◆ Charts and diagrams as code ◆
==========
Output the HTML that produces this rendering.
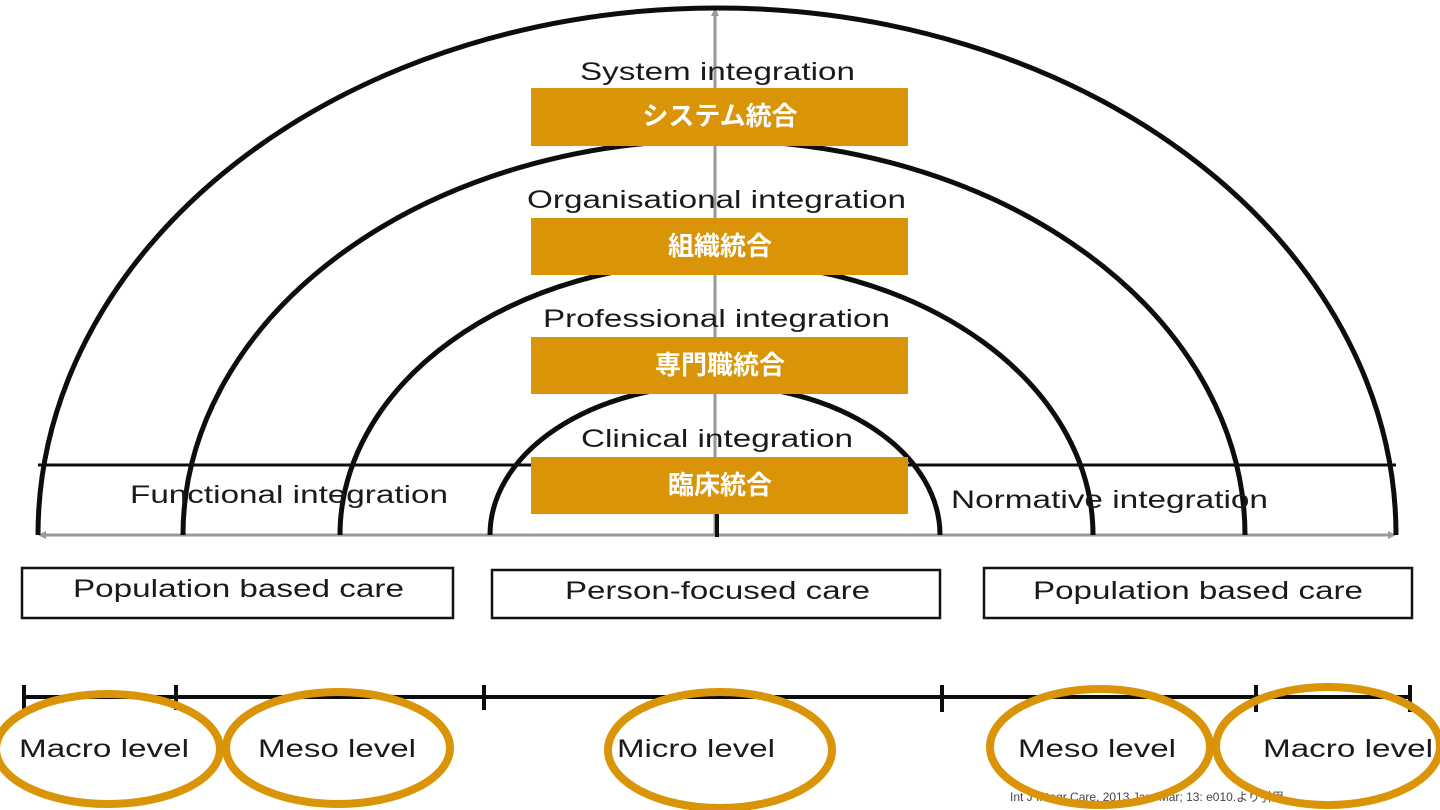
<!DOCTYPE html>
<html><head><meta charset="utf-8"><style>
html,body{margin:0;padding:0;background:#fff;}
svg{display:block;}
.t{font-family:"Liberation Sans",sans-serif;fill:#1a1a1a;}
.j{font-family:"Liberation Sans","Noto Sans CJK JP",sans-serif;fill:#fff;font-weight:bold;font-size:26px;}
</style></head><body>
<svg width="1440" height="810" viewBox="0 0 1440 810" xmlns="http://www.w3.org/2000/svg">
<defs>
<marker id="ah" markerWidth="8" markerHeight="8" refX="6" refY="4" orient="auto" markerUnits="userSpaceOnUse"><path d="M0,0 L8,4 L0,8 z" fill="#999"/></marker>
</defs>
<line x1="715" y1="535" x2="715" y2="10" stroke="#999" stroke-width="3" marker-end="url(#ah)"/>
<line x1="715" y1="535" x2="40" y2="535" stroke="#999" stroke-width="3" marker-end="url(#ah)"/>
<line x1="715" y1="535" x2="1394" y2="535" stroke="#999" stroke-width="3" marker-end="url(#ah)"/>
<line x1="717" y1="512" x2="717" y2="537" stroke="#111" stroke-width="4"/>
<g fill="none" stroke="#0d0d0d" stroke-width="5">
<path d="M38,535 A679,527 0 0 1 1396,535"/>
<path d="M183,535 A531,395 0 0 1 1245,535"/>
<path d="M340,535 A376,273 0 0 1 1093,535"/>
<path d="M490,535 A225,150 0 0 1 940,535"/>
</g>
<line x1="38" y1="465" x2="1396" y2="465" stroke="#0d0d0d" stroke-width="3"/>
<g class="t" font-size="25" lengthAdjust="spacingAndGlyphs">
<text x="580" y="80" textLength="275" lengthAdjust="spacingAndGlyphs">System integration</text>
<text x="527" y="208" textLength="379" lengthAdjust="spacingAndGlyphs">Organisational integration</text>
<text x="543" y="327" textLength="347" lengthAdjust="spacingAndGlyphs">Professional integration</text>
<text x="581" y="447" textLength="272" lengthAdjust="spacingAndGlyphs">Clinical integration</text>
<text x="130" y="503" textLength="318" lengthAdjust="spacingAndGlyphs">Functional integration</text>
<text x="951" y="508" textLength="317" lengthAdjust="spacingAndGlyphs">Normative integration</text>
<text x="73" y="597" textLength="331" lengthAdjust="spacingAndGlyphs">Population based care</text>
<text x="565" y="599" textLength="305" lengthAdjust="spacingAndGlyphs">Person-focused care</text>
<text x="1033" y="599" textLength="330" lengthAdjust="spacingAndGlyphs">Population based care</text>
</g>
<g fill="#D99407">
<rect x="531" y="88" width="377" height="58"/>
<rect x="531" y="218" width="377" height="57"/>
<rect x="531" y="337" width="377" height="57"/>
<rect x="531" y="457" width="377" height="57"/>
</g>
<g class="j" text-anchor="middle">
<text x="720" y="125">システム統合</text>
<text x="720" y="255">組織統合</text>
<text x="720" y="374">専門職統合</text>
<text x="720" y="494">臨床統合</text>
</g>
<g fill="none" stroke="#111" stroke-width="2.5">
<rect x="22" y="568" width="431" height="50"/>
<rect x="492" y="570" width="448" height="48"/>
<rect x="984" y="568" width="428" height="50"/>
</g>
<g stroke="#0d0d0d" stroke-width="4">
<line x1="22" y1="697" x2="1410" y2="697"/>
<line x1="24" y1="685" x2="24" y2="710"/>
<line x1="176" y1="685" x2="176" y2="710"/>
<line x1="484" y1="685" x2="484" y2="710"/>
<line x1="942" y1="685" x2="942" y2="712"/>
<line x1="1256" y1="685" x2="1256" y2="712"/>
<line x1="1410" y1="685" x2="1410" y2="712"/>
</g>
<g class="t" font-size="25">
<text x="19" y="757" textLength="170" lengthAdjust="spacingAndGlyphs">Macro level</text>
<text x="258" y="757" textLength="158" lengthAdjust="spacingAndGlyphs">Meso level</text>
<text x="617" y="757" textLength="158" lengthAdjust="spacingAndGlyphs">Micro level</text>
<text x="1018" y="757" textLength="158" lengthAdjust="spacingAndGlyphs">Meso level</text>
<text x="1263" y="757" textLength="170" lengthAdjust="spacingAndGlyphs">Macro level</text>
</g>
<text x="1010" y="801" font-family="Liberation Sans,'Noto Sans CJK JP',sans-serif" font-size="12" fill="#444">Int J Integr Care. 2013 Jan–Mar; 13: e010.より引用</text>
<g fill="none" stroke="#D99407" stroke-width="8">
<ellipse cx="108" cy="749" rx="112" ry="55"/>
<ellipse cx="338" cy="748" rx="112" ry="56"/>
<ellipse cx="720" cy="750" rx="112" ry="58"/>
<ellipse cx="1100" cy="747" rx="110" ry="58"/>
<ellipse cx="1328" cy="746" rx="112" ry="59"/>
</g>
</svg>
</body></html>
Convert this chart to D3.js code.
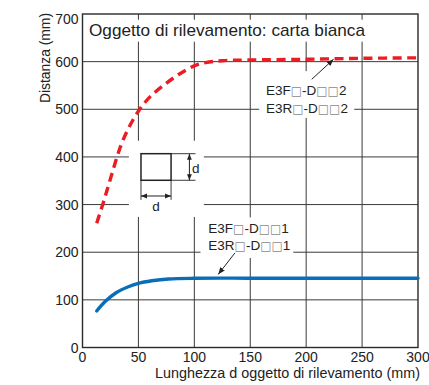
<!DOCTYPE html>
<html><head><meta charset="utf-8">
<script src="https://cdn.jsdelivr.net/npm/d3@7/dist/d3.min.js"></script>
<style>
html,body{margin:0;padding:0;background:#fff;}
svg{display:block;font-family:"Liberation Sans",Arial,Helvetica,sans-serif;}
</style></head>
<body>
<svg id="c" width="429" height="385"></svg>
<script>
// ---- data ----
const xTicks = [0, 50, 100, 150, 200, 250, 300];
const yTicks = [0, 100, 200, 300, 400, 500, 600, 700];
const redX = [12.7, 18.6, 24.6, 30.6, 35, 40, 45, 50, 55, 62, 74, 86, 100, 110, 125, 150, 200, 250, 300];
const redY = [261, 304, 351, 398, 428, 455, 477, 496, 512, 530, 553, 573, 591, 598, 602, 603.5, 605, 607, 608];
const blueX = [12.7, 20, 30, 41, 50, 62, 77, 100, 150, 200, 250, 300];
const blueY = [76.6, 96, 115, 127.6, 134.7, 140, 143.8, 145.3, 145.5, 145.5, 145.5, 145.5];
const titleText = "Oggetto di rilevamento: carta bianca";
const xTitle = "Lunghezza d oggetto di rilevamento (mm)";
const yTitle = "Distanza (mm)";
const label2 = [["E3F","□","-D","□□","2"],["E3R","□","-D","□□","2"]];
const label1 = [["E3F","□","-D","□□","1"],["E3R","□","-D","□□","1"]];

// ---- scales ----
const W = 429, H = 385;
const x = d3.scaleLinear().domain([0, 300]).range([82.5, 418]);
const y = d3.scaleLinear().domain([0, 700]).range([347.5, 14]);
const svg = d3.select("#c");
const gridCol = "#3a3a3a", textCol = "#222";

// grid
const g = svg.append("g");
g.selectAll("line.v").data(xTicks.slice(1, -1)).join("line")
  .attr("x1", d => x(d)).attr("x2", d => x(d)).attr("y1", y(700)).attr("y2", y(0))
  .attr("stroke", gridCol).attr("stroke-width", 1);
g.selectAll("line.h").data(yTicks.slice(1, -1)).join("line")
  .attr("y1", d => y(d)).attr("y2", d => y(d)).attr("x1", x(0)).attr("x2", x(300))
  .attr("stroke", gridCol).attr("stroke-width", 1);

// white knock-out boxes behind annotations (in data units: x0,x1,y0,y1)
const boxes = [
  [2, 253, 688, 642],      // title
  [158, 243, 580, 482],    // label 2
  [105.5, 188.5, 273, 188],// label 1
  [41.5, 108.5, 434, 274]  // icon
];
g.selectAll("rect.k").data(boxes).join("rect")
  .attr("x", d => x(d[0])).attr("width", d => x(d[1]) - x(d[0]))
  .attr("y", d => y(d[2])).attr("height", d => y(d[3]) - y(d[2]))
  .attr("fill", "#fff");

// frame
svg.append("rect").attr("x", x(0)).attr("y", y(700))
  .attr("width", x(300) - x(0)).attr("height", y(0) - y(700))
  .attr("fill", "none").attr("stroke", "#2a2a2a").attr("stroke-width", 1.4);

// curves
const line = d3.line().x(d => x(d[0])).y(d => y(d[1])).curve(d3.curveCatmullRom.alpha(0.5));
svg.append("path").datum(redX.map((v, i) => [v, redY[i]]))
  .attr("d", line).attr("fill", "none").attr("stroke", "#ec1c24")
  .attr("stroke-width", 3.4).attr("stroke-dasharray", "9,5.5");
svg.append("path").datum(blueX.map((v, i) => [v, blueY[i]]))
  .attr("d", line).attr("fill", "none").attr("stroke", "#0a6db8")
  .attr("stroke-width", 3.4).attr("stroke-linecap", "round");

// tick labels
svg.selectAll("text.yt").data(yTicks).join("text")
  .attr("x", 78.5).attr("y", d => d === 700 ? y(d) + 4.5 : y(d)).attr("dy", "0.36em")
  .attr("text-anchor", "end").attr("font-size", 14).attr("fill", textCol).text(d => d);
svg.selectAll("text.xt").data(xTicks).join("text")
  .attr("x", d => x(d)).attr("y", 362)
  .attr("text-anchor", "middle").attr("font-size", 14).attr("fill", textCol).text(d => d);

// axis titles
svg.append("text").attr("x", 155).attr("y", 377.5)
  .attr("textLength", 265).attr("lengthAdjust", "spacingAndGlyphs")
  .attr("font-size", 14).attr("fill", textCol).text(xTitle);
svg.append("text").attr("transform", "translate(50,103) rotate(-90)")
  .attr("textLength", 90).attr("lengthAdjust", "spacingAndGlyphs")
  .attr("font-size", 14.5).attr("fill", textCol).text(yTitle);

// title
svg.append("text").attr("x", x(0) + 6.5).attr("y", y(700) + 21.5)
  .attr("textLength", 276).attr("lengthAdjust", "spacingAndGlyphs")
  .attr("font-size", 16.2).attr("fill", textCol).text(titleText);

// arrow marker
const defs = svg.append("defs");
defs.append("marker").attr("id", "ah").attr("viewBox", "0 0 10 10").attr("refX", 10).attr("refY", 5)
  .attr("markerWidth", 7).attr("markerHeight", 7).attr("markerUnits", "userSpaceOnUse")
  .attr("orient", "auto")
  .append("path").attr("d", "M0,1 L10,5 L0,9 Z").attr("fill", "#222");

function label(rows, lx, ly1, ly2) {
  [ly1, ly2].forEach((ly, i) => {
    const t = svg.append("text").attr("x", x(lx)).attr("y", y(ly))
      .attr("font-size", 13.5).attr("fill", textCol);
    rows[i].forEach(part => {
      const sp = t.append("tspan").text(part);
      if (part.startsWith("□")) sp.attr("fill", "#8a8a8a").attr("font-family", "DejaVu Sans").attr("font-size", 12);
    });
  });
}
label(label2, 164, 530, 491.6);
label(label1, 112.5, 239.7, 204.7);

// arrows (data units)
const arrows = [[205, 563, 224.5, 605], [136.3, 198.5, 121.4, 153.5]];
svg.selectAll("line.ar").data(arrows).join("line")
  .attr("x1", d => x(d[0])).attr("y1", d => y(d[1])).attr("x2", d => x(d[2])).attr("y2", d => y(d[3]))
  .attr("stroke", "#222").attr("stroke-width", 1).attr("marker-end", "url(#ah)");

// icon: square of size d with dimension arrows (data units)
const sq = [52.3, 79.2, 406.8, 351];
const ic = svg.append("g").attr("stroke", "#222").attr("fill", "none");
ic.append("rect").attr("x", x(sq[0])).attr("y", y(sq[2]))
  .attr("width", x(sq[1]) - x(sq[0])).attr("height", y(sq[3]) - y(sq[2])).attr("stroke-width", 1.5);
const dimX = 95.6, dimY = 318;
// extension lines
ic.append("line").attr("x1", x(sq[1])).attr("x2", x(101)).attr("y1", y(sq[2])).attr("y2", y(sq[2])).attr("stroke-width", 0.9);
ic.append("line").attr("x1", x(sq[1])).attr("x2", x(101)).attr("y1", y(sq[3])).attr("y2", y(sq[3])).attr("stroke-width", 0.9);
ic.append("line").attr("x1", x(sq[0])).attr("x2", x(sq[0])).attr("y1", y(sq[3])).attr("y2", y(310)).attr("stroke-width", 0.9);
ic.append("line").attr("x1", x(sq[1])).attr("x2", x(sq[1])).attr("y1", y(sq[3])).attr("y2", y(310)).attr("stroke-width", 0.9);
defs.append("marker").attr("id", "ah2").attr("viewBox", "0 0 10 10").attr("refX", 10).attr("refY", 5)
  .attr("markerWidth", 6).attr("markerHeight", 6).attr("markerUnits", "userSpaceOnUse")
  .attr("orient", "auto-start-reverse")
  .append("path").attr("d", "M0,1 L10,5 L0,9 Z").attr("fill", "#222").attr("stroke", "none");
ic.append("line").attr("x1", x(dimX)).attr("x2", x(dimX)).attr("y1", y(sq[2])).attr("y2", y(sq[3]))
  .attr("stroke-width", 1).attr("marker-start", "url(#ah2)").attr("marker-end", "url(#ah2)");
ic.append("line").attr("x1", x(sq[0])).attr("x2", x(sq[1])).attr("y1", y(dimY)).attr("y2", y(dimY))
  .attr("stroke-width", 1).attr("marker-start", "url(#ah2)").attr("marker-end", "url(#ah2)");
svg.append("text").attr("x", x(dimX) + 2.5).attr("y", y(sq[3]) - 7.5).attr("font-size", 13.5).attr("fill", textCol).text("d");
svg.append("text").attr("x", (x(sq[0]) + x(sq[1])) / 2).attr("y", y(dimY) + 15).attr("text-anchor", "middle")
  .attr("font-size", 13.5).attr("fill", textCol).text("d");
</script>
</body></html>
==========
◆ Objective ◆
Using the data above, say how many lines include "this". No other reply is needed.

◆ Exercise result ◆
2